Bybit’s successful registration is a positive signal with far-reaching implications: 

  • A Path for Other Exchanges: Other major offshore exchanges that were previously blocked now have a clear, demonstrated pathway to re-enter the Indian market. They can look to the Bybit-CAM case as a de facto blueprint for compliance and engagement. 
  • Enhanced Investor Protection: The primary goal of FIU-IND registration is to protect the Indian financial system from misuse. With major platforms complying with KYC and AML norms, the ecosystem becomes safer, more transparent, and less prone to fraudulent activities, benefitting legitimate retail investors. 
  • Leveling the Playing Field: This move brings offshore giants under the same regulatory scanner as homegrown Indian exchanges like CoinDCX and WazirX, who have been compliant from the outset. This fosters fair competition where platforms compete on service and technology, not on their ability to circumvent regulation. 
  • Legitimacy and Growth: Regulatory clarity is the single biggest catalyst for institutional investment. As the market becomes more regulated, it attracts more serious players, deeper liquidity, and sophisticated financial products, ultimately maturing the entire industry. 

A Look Ahead: The New Era of Indian Crypto 

The work is not done. Registration is the beginning, not the end. For Bybit and other newly registered VDASPs, the challenge now is continuous compliance: meticulous reporting, adapting to evolving regulations, and maintaining open channels with regulators. 

For India, the successful onboarding of a giant like Bybit validates its regulatory approach. It proves that a framework based on transparency, security, and tax compliance can attract major global players without stifling innovation. It moves the conversation away from whether crypto should exist in India to how it should operate responsibly within the economy. 
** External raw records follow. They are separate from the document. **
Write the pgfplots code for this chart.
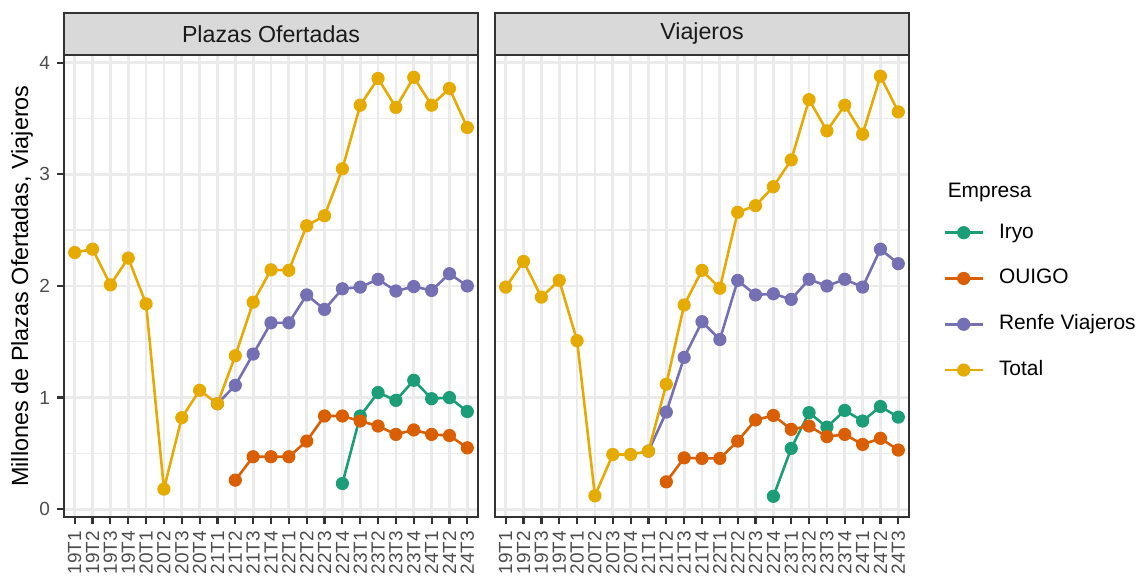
\documentclass[border=0pt]{standalone}
\usepackage{fontspec}
\setmainfont{Liberation Sans}
\usepackage{pgfplots}
\pgfplotsset{compat=1.18}
\definecolor{iryo}{HTML}{1B9E77}
\definecolor{ouigo}{HTML}{D95F02}
\definecolor{renfe}{HTML}{7570B3}
\definecolor{total}{HTML}{E6AB02}
\definecolor{grey92}{HTML}{EBEBEB}
\definecolor{grey85}{HTML}{D9D9D9}
\definecolor{grey20}{HTML}{333333}
\definecolor{grey30}{HTML}{4D4D4D}
\definecolor{grey10}{HTML}{1A1A1A}
\tikzset{strip/.style={grey20, fill=grey85, line width=1.1pt}}
\pgfplotsset{
  panel/.style={
    scale only axis, width=207pt, height=231pt,
    xmin=-0.6, xmax=22.6, ymin=-0.07, ymax=4.07,
    xtick={0,...,22},
    xticklabels={19T1,19T2,19T3,19T4,20T1,20T2,20T3,20T4,21T1,21T2,21T3,21T4,22T1,22T2,22T3,22T4,23T1,23T2,23T3,23T4,24T1,24T2,24T3},
    ytick={0,1,2,3,4}, minor ytick={0.5,1.5,2.5,3.5},
    xmajorgrids, ymajorgrids, yminorgrids,
    major grid style={grey92, line width=1.4pt},
    minor grid style={grey92, line width=0.7pt},
    axis line style={grey20, line width=1.1pt},
    tick align=outside, tick pos=left,
    major tick length=3.5pt, minor tick length=0pt,
    tick style={grey20, line width=1.1pt},
    xticklabel style={rotate=90, anchor=east, font=\fontsize{9.5}{10}\selectfont, text=grey30},
    yticklabel style={font=\fontsize{9.5}{10}\selectfont, text=grey30},
    /pgf/number format/assume math mode=true,
    clip=false,
    every axis plot/.append style={line width=1.3pt, mark=*, mark size=3pt, mark options={solid, line width=0.6pt}},
  },
}
\begin{document}
\begin{tikzpicture}
\useasboundingbox (0,0) rectangle (568pt,288.5pt);
% ---------- Plazas Ofertadas ----------
\begin{axis}[panel, at={(32pt,30pt)}, anchor=south west]
\addplot[iryo] coordinates {(15,0.23) (16,0.835) (17,1.045) (18,0.975) (19,1.155) (20,0.99) (21,1.0) (22,0.875)};
\addplot[ouigo] coordinates {(9,0.26) (10,0.47) (11,0.47) (12,0.47) (13,0.61) (14,0.835) (15,0.835) (16,0.79) (17,0.745) (18,0.67) (19,0.71) (20,0.67) (21,0.66) (22,0.55)};
\addplot[renfe] coordinates {(8,0.945) (9,1.11) (10,1.39) (11,1.67) (12,1.67) (13,1.92) (14,1.79) (15,1.975) (16,1.99) (17,2.06) (18,1.955) (19,1.995) (20,1.96) (21,2.11) (22,2.0)};
\addplot[total] coordinates {(0,2.30) (1,2.33) (2,2.01) (3,2.25) (4,1.84) (5,0.18) (6,0.82) (7,1.065) (8,0.945) (9,1.375) (10,1.855) (11,2.145) (12,2.14) (13,2.54) (14,2.63) (15,3.05) (16,3.62) (17,3.86) (18,3.60) (19,3.87) (20,3.62) (21,3.77) (22,3.42)};
\draw[strip] (rel axis cs:0,1) rectangle ([yshift=21pt]rel axis cs:1,1);
\node[text=grey10, font=\fontsize{11.6}{13}\selectfont] at ([yshift=10.5pt]rel axis cs:0.5,1) {Plazas Ofertadas};
\end{axis}
% ---------- Viajeros ----------
\begin{axis}[panel, at={(247.5pt,30pt)}, anchor=south west,
  yticklabels={}, ytick style={draw=none},
  legend style={at={(1.0821,0.4667)}, anchor=west, draw=none, fill=none, inner sep=0pt,
    nodes={inner sep=0pt, anchor=west, font=\fontsize{10.45}{12}\selectfont, text height=7.5pt, text depth=2pt},
    /tikz/row sep=13.4pt, /tikz/column sep=7.5pt},
  legend cell align=left,
  legend image code/.code={\draw[mark repeat=2, mark phase=2, #1] plot coordinates {(0pt,0pt) (9.5pt,0pt) (19pt,0pt)};}]
\addplot[iryo] coordinates {(15,0.115) (16,0.545) (17,0.865) (18,0.735) (19,0.885) (20,0.79) (21,0.92) (22,0.825)};
\addlegendentry{Iryo}
\addplot[ouigo] coordinates {(9,0.245) (10,0.46) (11,0.455) (12,0.455) (13,0.61) (14,0.80) (15,0.84) (16,0.715) (17,0.745) (18,0.65) (19,0.67) (20,0.58) (21,0.635) (22,0.53)};
\addlegendentry{OUIGO}
\addplot[renfe] coordinates {(8,0.52) (9,0.87) (10,1.36) (11,1.68) (12,1.52) (13,2.05) (14,1.92) (15,1.93) (16,1.88) (17,2.06) (18,2.0) (19,2.06) (20,1.99) (21,2.33) (22,2.20)};
\addlegendentry{Renfe Viajeros}
\addplot[total] coordinates {(0,1.99) (1,2.22) (2,1.90) (3,2.05) (4,1.51) (5,0.12) (6,0.49) (7,0.49) (8,0.52) (9,1.12) (10,1.83) (11,2.14) (12,1.98) (13,2.66) (14,2.72) (15,2.89) (16,3.13) (17,3.67) (18,3.39) (19,3.62) (20,3.36) (21,3.88) (22,3.56)};
\addlegendentry{Total}
\draw[strip] (rel axis cs:0,1) rectangle ([yshift=21pt]rel axis cs:1,1);
\node[text=grey10, font=\fontsize{11.6}{13}\selectfont] at ([yshift=10.5pt]rel axis cs:0.5,1) {Viajeros};
\node[anchor=base west, font=\fontsize{10.45}{12}\selectfont] at (rel axis cs:1.0766,0.6905) {Empresa};
\end{axis}
\node[rotate=90, font=\fontsize{11.7}{13}\selectfont] at (11pt,145.5pt) {Millones de Plazas Ofertadas, Viajeros};
\end{tikzpicture}
\end{document}
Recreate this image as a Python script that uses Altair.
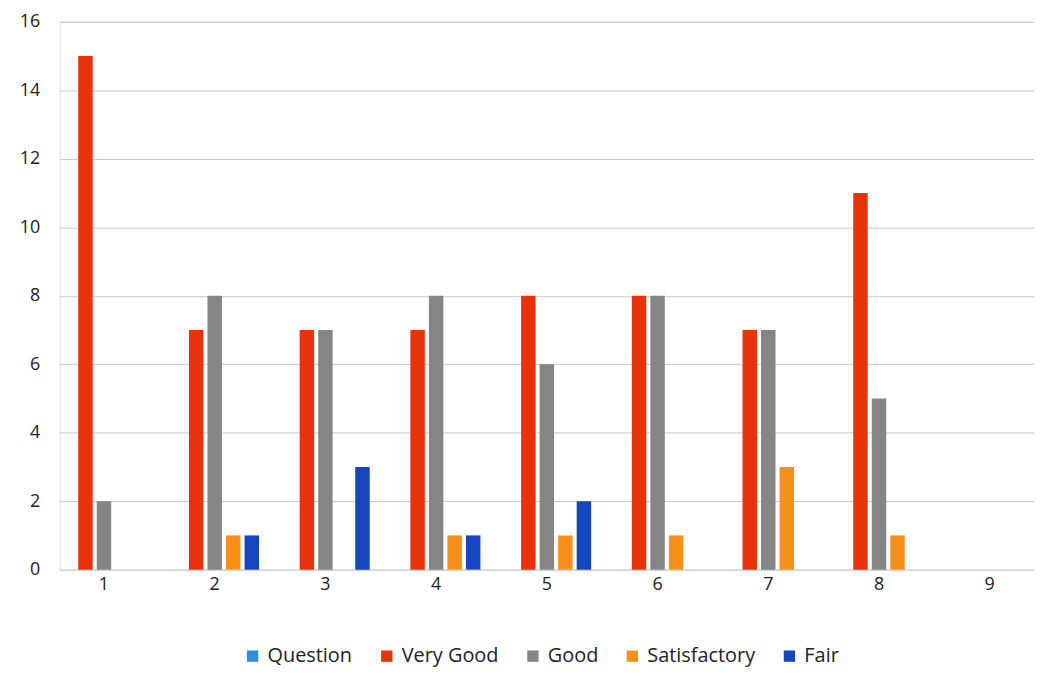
import altair as alt
import pandas as pd

groups = ["1", "2", "3", "4", "5", "6", "7", "8", "9"]
series = ["Question", "Very Good", "Good", "Satisfactory", "Fair"]
colors = ["#2a8fdc", "#e8320c", "#858585", "#f7901a", "#1446be"]

question = [0, 0, 0, 0, 0, 0, 0, 0, 0]
very_good = [15, 7, 7, 7, 8, 8, 7, 11, 0]
good = [2, 8, 7, 8, 6, 8, 7, 5, 0]
satisfactory = [0, 1, 0, 1, 1, 1, 3, 1, 0]
fair = [0, 1, 3, 1, 2, 0, 0, 0, 0]

values = {"Question": question, "Very Good": very_good, "Good": good,
          "Satisfactory": satisfactory, "Fair": fair}
rows = []
for s in series:
    for g, v in zip(groups, values[s]):
        rows.append({"group": g, "series": s, "value": v})
df = pd.DataFrame(rows)

chart = alt.Chart(df).mark_bar().encode(
    x=alt.X("group:N", sort=groups, title=None,
            scale=alt.Scale(paddingInner=0.2, paddingOuter=0.0),
            axis=alt.Axis(labelAngle=0, labelFontSize=18, labelColor="#222",
                          labelFont="Open Sans", domain=False, ticks=False,
                          labelPadding=6, grid=False)),
    xOffset=alt.XOffset("series:N", sort=series,
                        scale=alt.Scale(paddingInner=0.22)),
    y=alt.Y("value:Q", title=None,
            scale=alt.Scale(domain=[0, 16]),
            axis=alt.Axis(values=list(range(0, 17, 2)), labelFontSize=18,
                          labelColor="#222", labelFont="Open Sans",
                          domain=False, ticks=False, labelPadding=20,
                          gridColor="#c8c8c8", gridWidth=1)),
    color=alt.Color("series:N", sort=series,
                    scale=alt.Scale(domain=series, range=colors),
                    legend=alt.Legend(orient="none", direction="horizontal",
                                      legendX=184, legendY=628,
                                      title=None, symbolType="square",
                                      symbolSize=130, symbolStrokeWidth=0,
                                      symbolOffset=0,
                                      labelFontSize=20, labelFont="Open Sans",
                                      labelColor="#222", columnPadding=24,
                                      labelOffset=5, labelLimit=300)),
).properties(
    width=980, height=551,
    autosize=alt.AutoSizeParams(type="none"),
    padding={"left": 52, "top": 12, "right": 0, "bottom": 98},
).configure_view(stroke=None).configure(background="#ffffff")

chart.save("out.html", embed_options={"renderer": "svg", "actions": False})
The collaboration between Cyril Amarchand Mangaldas and Bybit is more than a legal transaction; it’s a foundational case that will be studied for years to come. It marks a decisive step out of the grey areas of the past and into a more secure, structured, and promising future for digital assets in India. For anyone with a stake in this future, the message is clear: the rules are defined, the doors are open, but compliance is no longer optional—it’s the only way forward.